## REQUIRED TASK
Starting at the line that contains "Convert this chart to Chart.js code.", copy every line down to the line that contains "const factors = ['Light', 'Maternal", inclusive, exactly as it stands. Omit all other lines.

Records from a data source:
————

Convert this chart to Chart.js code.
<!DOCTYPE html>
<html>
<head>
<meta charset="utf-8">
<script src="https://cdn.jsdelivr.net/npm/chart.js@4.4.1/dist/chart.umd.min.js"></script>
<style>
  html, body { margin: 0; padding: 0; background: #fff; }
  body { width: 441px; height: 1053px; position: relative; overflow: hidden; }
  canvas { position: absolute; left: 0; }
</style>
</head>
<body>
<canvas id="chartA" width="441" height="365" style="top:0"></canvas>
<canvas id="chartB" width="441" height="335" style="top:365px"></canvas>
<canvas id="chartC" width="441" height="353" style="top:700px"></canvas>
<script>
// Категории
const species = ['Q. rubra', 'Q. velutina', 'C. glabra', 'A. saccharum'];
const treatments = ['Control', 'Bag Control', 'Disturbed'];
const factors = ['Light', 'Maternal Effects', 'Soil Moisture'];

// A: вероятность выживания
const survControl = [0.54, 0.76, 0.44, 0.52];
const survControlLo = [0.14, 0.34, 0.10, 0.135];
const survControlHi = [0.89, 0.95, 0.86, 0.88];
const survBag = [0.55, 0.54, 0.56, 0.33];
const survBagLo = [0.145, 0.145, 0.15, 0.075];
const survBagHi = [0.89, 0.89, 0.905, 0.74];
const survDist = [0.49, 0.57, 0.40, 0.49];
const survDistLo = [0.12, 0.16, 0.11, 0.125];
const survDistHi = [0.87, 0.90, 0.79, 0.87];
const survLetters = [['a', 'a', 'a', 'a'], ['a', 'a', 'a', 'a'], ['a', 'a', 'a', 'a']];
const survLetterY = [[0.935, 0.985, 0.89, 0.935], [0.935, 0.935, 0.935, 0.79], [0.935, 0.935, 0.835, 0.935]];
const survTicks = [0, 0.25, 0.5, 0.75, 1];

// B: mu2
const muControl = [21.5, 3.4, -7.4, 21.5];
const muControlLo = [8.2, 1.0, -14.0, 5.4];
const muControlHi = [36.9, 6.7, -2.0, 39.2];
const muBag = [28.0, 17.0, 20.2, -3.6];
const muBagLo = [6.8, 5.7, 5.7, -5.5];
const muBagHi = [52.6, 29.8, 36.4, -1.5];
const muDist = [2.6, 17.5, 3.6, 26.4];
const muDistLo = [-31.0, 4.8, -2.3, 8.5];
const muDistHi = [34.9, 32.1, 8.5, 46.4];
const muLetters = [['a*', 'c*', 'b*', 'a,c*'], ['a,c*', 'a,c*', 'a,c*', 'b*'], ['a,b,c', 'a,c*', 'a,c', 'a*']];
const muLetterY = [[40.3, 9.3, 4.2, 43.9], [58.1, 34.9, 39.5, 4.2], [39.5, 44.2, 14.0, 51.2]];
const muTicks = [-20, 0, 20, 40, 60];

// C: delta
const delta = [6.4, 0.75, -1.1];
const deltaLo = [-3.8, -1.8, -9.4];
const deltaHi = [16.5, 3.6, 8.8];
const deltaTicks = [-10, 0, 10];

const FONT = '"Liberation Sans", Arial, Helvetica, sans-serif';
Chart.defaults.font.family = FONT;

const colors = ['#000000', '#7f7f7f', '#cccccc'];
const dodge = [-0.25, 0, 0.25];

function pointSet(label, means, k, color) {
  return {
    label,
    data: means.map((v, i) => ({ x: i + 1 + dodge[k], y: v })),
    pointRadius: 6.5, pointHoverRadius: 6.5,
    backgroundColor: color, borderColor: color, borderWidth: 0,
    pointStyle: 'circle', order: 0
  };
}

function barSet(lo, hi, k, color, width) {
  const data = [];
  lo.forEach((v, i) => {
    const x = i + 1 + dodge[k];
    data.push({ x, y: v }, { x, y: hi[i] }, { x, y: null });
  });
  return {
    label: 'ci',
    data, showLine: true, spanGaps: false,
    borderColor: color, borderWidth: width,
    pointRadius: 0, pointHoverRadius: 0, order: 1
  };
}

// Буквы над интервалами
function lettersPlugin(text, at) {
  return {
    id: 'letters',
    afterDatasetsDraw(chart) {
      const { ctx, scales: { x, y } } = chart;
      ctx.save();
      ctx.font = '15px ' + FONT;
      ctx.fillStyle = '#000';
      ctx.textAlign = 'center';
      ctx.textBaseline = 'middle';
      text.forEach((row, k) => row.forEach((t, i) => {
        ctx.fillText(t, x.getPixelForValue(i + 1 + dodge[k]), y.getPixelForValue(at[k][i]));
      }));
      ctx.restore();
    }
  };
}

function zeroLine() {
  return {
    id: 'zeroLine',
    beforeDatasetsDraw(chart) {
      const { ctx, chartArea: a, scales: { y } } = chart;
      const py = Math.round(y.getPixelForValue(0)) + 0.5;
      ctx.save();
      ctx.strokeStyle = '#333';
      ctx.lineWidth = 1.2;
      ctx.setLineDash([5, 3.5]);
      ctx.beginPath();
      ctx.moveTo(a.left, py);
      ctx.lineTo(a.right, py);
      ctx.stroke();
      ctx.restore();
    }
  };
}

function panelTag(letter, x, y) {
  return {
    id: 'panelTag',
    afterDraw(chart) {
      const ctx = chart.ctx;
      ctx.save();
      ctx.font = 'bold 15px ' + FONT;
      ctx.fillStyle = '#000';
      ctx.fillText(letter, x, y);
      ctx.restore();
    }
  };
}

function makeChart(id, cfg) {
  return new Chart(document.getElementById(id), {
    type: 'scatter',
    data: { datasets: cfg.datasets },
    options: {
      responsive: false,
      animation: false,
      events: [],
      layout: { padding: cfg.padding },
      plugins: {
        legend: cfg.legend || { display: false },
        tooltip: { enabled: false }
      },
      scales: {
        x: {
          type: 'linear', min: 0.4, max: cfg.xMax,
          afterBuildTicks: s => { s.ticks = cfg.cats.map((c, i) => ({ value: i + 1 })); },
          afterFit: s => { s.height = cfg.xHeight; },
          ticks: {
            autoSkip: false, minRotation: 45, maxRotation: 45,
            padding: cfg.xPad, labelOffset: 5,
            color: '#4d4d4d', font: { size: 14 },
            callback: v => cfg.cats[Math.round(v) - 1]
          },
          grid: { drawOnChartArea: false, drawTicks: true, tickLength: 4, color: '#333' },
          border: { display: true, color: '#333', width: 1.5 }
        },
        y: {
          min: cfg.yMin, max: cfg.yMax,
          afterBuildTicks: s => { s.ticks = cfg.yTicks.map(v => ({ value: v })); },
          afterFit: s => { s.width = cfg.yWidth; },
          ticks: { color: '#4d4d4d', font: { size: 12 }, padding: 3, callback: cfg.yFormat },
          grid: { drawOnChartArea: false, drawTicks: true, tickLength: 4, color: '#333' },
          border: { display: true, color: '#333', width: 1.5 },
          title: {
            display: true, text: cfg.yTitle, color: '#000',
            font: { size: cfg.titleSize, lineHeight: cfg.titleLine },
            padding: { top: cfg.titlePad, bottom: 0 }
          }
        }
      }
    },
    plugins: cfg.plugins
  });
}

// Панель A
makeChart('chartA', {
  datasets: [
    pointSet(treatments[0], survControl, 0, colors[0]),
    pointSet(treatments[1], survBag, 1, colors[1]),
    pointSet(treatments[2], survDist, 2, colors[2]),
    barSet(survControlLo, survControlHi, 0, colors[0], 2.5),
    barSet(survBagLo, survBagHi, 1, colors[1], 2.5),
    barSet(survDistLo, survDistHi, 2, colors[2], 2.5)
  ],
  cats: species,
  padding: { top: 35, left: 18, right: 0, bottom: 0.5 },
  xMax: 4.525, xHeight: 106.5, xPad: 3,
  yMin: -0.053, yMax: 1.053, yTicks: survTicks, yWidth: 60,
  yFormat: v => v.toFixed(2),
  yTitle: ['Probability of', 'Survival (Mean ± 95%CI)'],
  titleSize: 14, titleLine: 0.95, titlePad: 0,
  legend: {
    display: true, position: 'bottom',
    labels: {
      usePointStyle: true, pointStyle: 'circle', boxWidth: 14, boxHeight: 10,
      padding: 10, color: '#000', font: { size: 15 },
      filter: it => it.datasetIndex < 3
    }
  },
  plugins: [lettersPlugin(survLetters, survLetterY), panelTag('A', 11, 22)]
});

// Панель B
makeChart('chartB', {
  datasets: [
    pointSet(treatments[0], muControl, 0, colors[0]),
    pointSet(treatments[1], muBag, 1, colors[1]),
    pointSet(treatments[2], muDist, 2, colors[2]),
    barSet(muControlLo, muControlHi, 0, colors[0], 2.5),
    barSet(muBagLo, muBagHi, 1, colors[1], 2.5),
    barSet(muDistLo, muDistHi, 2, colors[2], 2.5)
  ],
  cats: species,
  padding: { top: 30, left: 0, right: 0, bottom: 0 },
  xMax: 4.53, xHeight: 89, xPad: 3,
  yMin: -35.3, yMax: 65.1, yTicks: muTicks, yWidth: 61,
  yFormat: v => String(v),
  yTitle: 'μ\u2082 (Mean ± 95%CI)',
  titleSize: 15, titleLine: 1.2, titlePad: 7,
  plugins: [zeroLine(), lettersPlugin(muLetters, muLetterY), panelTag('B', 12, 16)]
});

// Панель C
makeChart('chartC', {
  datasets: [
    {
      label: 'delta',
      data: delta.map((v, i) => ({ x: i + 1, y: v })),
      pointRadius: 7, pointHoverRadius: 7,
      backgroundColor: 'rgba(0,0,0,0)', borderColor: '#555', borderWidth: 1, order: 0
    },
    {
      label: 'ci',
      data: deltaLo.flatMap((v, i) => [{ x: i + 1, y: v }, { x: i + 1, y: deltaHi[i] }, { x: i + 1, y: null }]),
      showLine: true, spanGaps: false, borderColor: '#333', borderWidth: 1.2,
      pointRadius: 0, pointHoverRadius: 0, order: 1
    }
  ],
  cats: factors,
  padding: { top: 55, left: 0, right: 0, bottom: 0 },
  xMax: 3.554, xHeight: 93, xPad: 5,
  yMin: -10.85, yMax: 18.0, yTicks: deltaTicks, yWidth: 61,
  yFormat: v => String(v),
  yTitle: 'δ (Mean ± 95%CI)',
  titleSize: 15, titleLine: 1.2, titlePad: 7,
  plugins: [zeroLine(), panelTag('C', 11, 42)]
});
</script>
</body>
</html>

————

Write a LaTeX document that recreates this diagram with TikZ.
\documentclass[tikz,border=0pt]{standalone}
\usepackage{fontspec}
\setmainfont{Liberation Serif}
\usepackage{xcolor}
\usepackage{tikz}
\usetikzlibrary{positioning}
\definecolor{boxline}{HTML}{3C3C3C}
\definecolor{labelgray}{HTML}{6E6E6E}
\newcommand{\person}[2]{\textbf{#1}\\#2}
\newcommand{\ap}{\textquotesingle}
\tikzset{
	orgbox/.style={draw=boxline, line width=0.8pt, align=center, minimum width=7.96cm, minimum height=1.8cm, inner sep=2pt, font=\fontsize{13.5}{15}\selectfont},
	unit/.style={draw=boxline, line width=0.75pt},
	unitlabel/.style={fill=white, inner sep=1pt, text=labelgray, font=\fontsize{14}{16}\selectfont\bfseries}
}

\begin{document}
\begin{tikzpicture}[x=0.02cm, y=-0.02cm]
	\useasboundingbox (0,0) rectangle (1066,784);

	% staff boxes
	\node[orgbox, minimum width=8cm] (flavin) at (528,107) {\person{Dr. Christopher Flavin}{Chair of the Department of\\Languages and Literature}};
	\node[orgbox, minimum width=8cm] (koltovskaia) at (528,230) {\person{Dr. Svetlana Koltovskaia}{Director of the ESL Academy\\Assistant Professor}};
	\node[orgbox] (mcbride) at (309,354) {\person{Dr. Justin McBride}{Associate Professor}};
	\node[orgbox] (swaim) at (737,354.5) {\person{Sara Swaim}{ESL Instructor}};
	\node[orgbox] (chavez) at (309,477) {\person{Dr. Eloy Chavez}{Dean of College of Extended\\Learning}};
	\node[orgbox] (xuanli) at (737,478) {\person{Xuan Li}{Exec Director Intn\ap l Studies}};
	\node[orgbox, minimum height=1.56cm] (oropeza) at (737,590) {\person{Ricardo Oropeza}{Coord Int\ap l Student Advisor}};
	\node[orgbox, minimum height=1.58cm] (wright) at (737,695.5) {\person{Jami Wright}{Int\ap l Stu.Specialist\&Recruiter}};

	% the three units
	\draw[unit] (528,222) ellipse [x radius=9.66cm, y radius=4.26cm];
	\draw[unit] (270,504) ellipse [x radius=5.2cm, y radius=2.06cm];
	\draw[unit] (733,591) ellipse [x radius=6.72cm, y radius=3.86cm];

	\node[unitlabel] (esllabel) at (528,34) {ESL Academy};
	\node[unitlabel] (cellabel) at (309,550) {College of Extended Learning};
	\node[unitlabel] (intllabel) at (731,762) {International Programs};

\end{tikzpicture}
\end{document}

————

## REPLY
Convert this chart to Chart.js code.
<!DOCTYPE html>
<html>
<head>
<meta charset="utf-8">
<script src="https://cdn.jsdelivr.net/npm/chart.js@4.4.1/dist/chart.umd.min.js"></script>
<style>
  html, body { margin: 0; padding: 0; background: #fff; }
  body { width: 441px; height: 1053px; position: relative; overflow: hidden; }
  canvas { position: absolute; left: 0; }
</style>
</head>
<body>
<canvas id="chartA" width="441" height="365" style="top:0"></canvas>
<canvas id="chartB" width="441" height="335" style="top:365px"></canvas>
<canvas id="chartC" width="441" height="353" style="top:700px"></canvas>
<script>
// Категории
const species = ['Q. rubra', 'Q. velutina', 'C. glabra', 'A. saccharum'];
const treatments = ['Control', 'Bag Control', 'Disturbed'];
const factors = ['Light', 'Maternal Effects', 'Soil Moisture'];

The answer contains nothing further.